Unlike other famous Italians, the production of Amarone is much more recent than you might think. In fact, it finds its roots in the late 1950s due to a natural and fortuitous randomness occurred in the vinification of a wine that was thousands of years older: the Recioto della Valpolicella. This, like many passito wines, is obtained by fermenting dried grapes with so much sugar that not everything is transformed into alcohol, thus remaining naturally sweet. Every now and then, however, the sugars of the Recioto were all transformed into alcohol, thus bestowing the cellars with a “scapà” (escaped) Recioto, that was and bitter, in fact … Amarone (which, incidentally, means “very bitter” in Italian)!
Within a few years, this great Italian wine becomes famous for its unique and sensual qualities. Its success leads to hundreds of hectares being devoted to this particular wine, increases in the price and often in the structure of the wine which became increasingly charged. Today you can choose from about fifty reliable and increasingly elegant labels. By tasting of some of these, which was done last February with the 2015 vintage, you can actually be surprised by wines that have a great structure but also a lower alcohol level. Above all, these wines have a velvety taste given by the pleasant contrast between the acidic and sweet components of the black fruits which quench the thirst and the balsamic fruits from the sediment that seduce the senses.

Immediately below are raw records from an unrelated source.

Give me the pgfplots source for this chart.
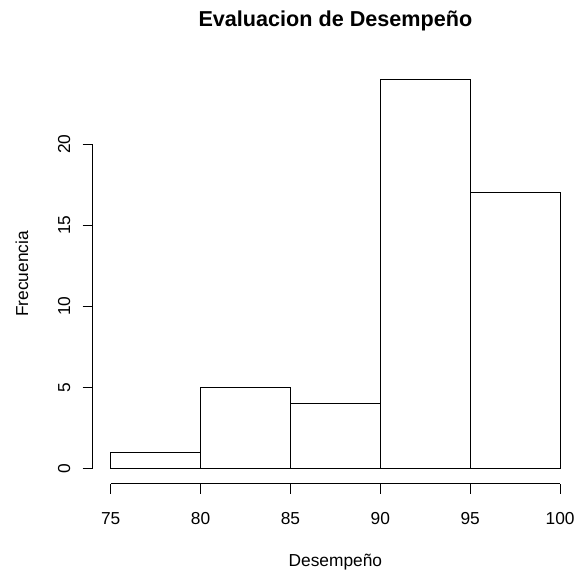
\documentclass[border=0pt]{standalone}
\usepackage{fontspec}
\setmainfont{Liberation Sans}
\usepackage{pgfplots}
\pgfplotsset{compat=1.18}
\begin{document}
\begin{tikzpicture}
\path[use as bounding box] (-69.5pt,-67.6pt) rectangle (361.7pt,362.9pt);
\begin{axis}[
  at={(0,0)}, anchor=south west,
  scale only axis, width=364pt, height=315pt,
  xmin=74, xmax=101, ymin=-0.96, ymax=24.96,
  axis x line*=bottom, axis y line*=left,
  axis line style={draw=none},
  xtick={75,80,...,100}, ytick={0,5,...,20},
  tick align=outside, major tick length=7.5pt,
  tick style={black, line width=0.75pt},
  /pgf/number format/assume math mode=true,
  tick label style={font=\fontsize{13}{15}\selectfont, inner sep=0pt},
  xticklabel shift=13.7pt,
  yticklabel shift=9pt,
  xticklabel style={anchor=north},
  yticklabel style={rotate=90, anchor=south},
  title={Evaluacion de Desempeño},
  title style={at={(axis description cs:0.5,1.0705)}, anchor=base, font=\fontsize{16.2}{19}\selectfont\bfseries, inner sep=0pt},
  xlabel={Desempeño},
  xlabel style={at={(axis description cs:0.5,-0.1956)}, anchor=base, font=\fontsize{13}{15}\selectfont, inner sep=0pt},
  ylabel={Frecuencia},
  ylabel style={at={(axis description cs:-0.1332,0.5)}, rotate=0, anchor=base, font=\fontsize{13}{15}\selectfont, inner sep=0pt},
  clip=false,
]
\addplot[ybar interval, fill=white, draw=black, line width=0.75pt] coordinates {
  (75,1) (80,5) (85,4) (90,24) (95,17) (100,17)
};
\draw[black, line width=0.75pt] (axis cs:75,-0.96) -- (axis cs:100,-0.96);
\draw[black, line width=0.75pt] (axis cs:74,0) -- (axis cs:74,20);
\end{axis}
\end{tikzpicture}
\end{document}
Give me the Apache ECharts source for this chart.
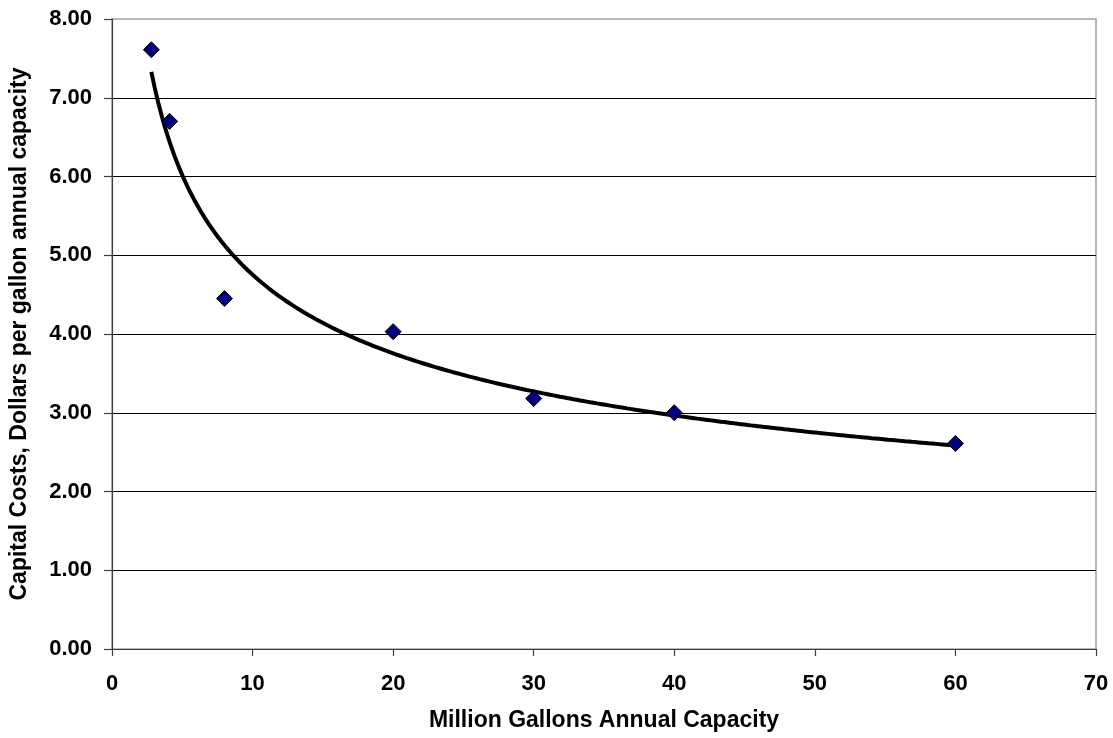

But if Amarone remains too muscular of a wine and you prefer a more agile and lean sip, the Valpolicella Classico is produced with the same grapes. In this case you will smell aromas of wild strawberries, some violet notes and, in the best cases, also a touch of black pepper and Hibiscus. Forget the power and structure of Amarone and think rather to something more snappy and agile, something to drink in winter with the most fatty dishes and in summer served at 15 ° C / 16 ° C to feel a pleasantly refreshing shock. The same shock that you would feel on a summer evening in a picnic under one of the thousand Veronese pergolas with which the vine is raised to protect it from the sun’s rays. Because in spite of the Valpolicella being a wine-growing area located very far to the north, the presence of warm breezes from Lake Garda generates a uniquely extraordinary Alpine Mediterranean climate, where you can enjoy the contrast between the snow of the pre-Alps peaks and the flowering of the olive trees. The wine manages to translate these climatic and cultural expressions in a single sip. This is why I will never get tired of traveling through vineyards, listening to their groundskeepers and tasting the fruit of their extraordinary work.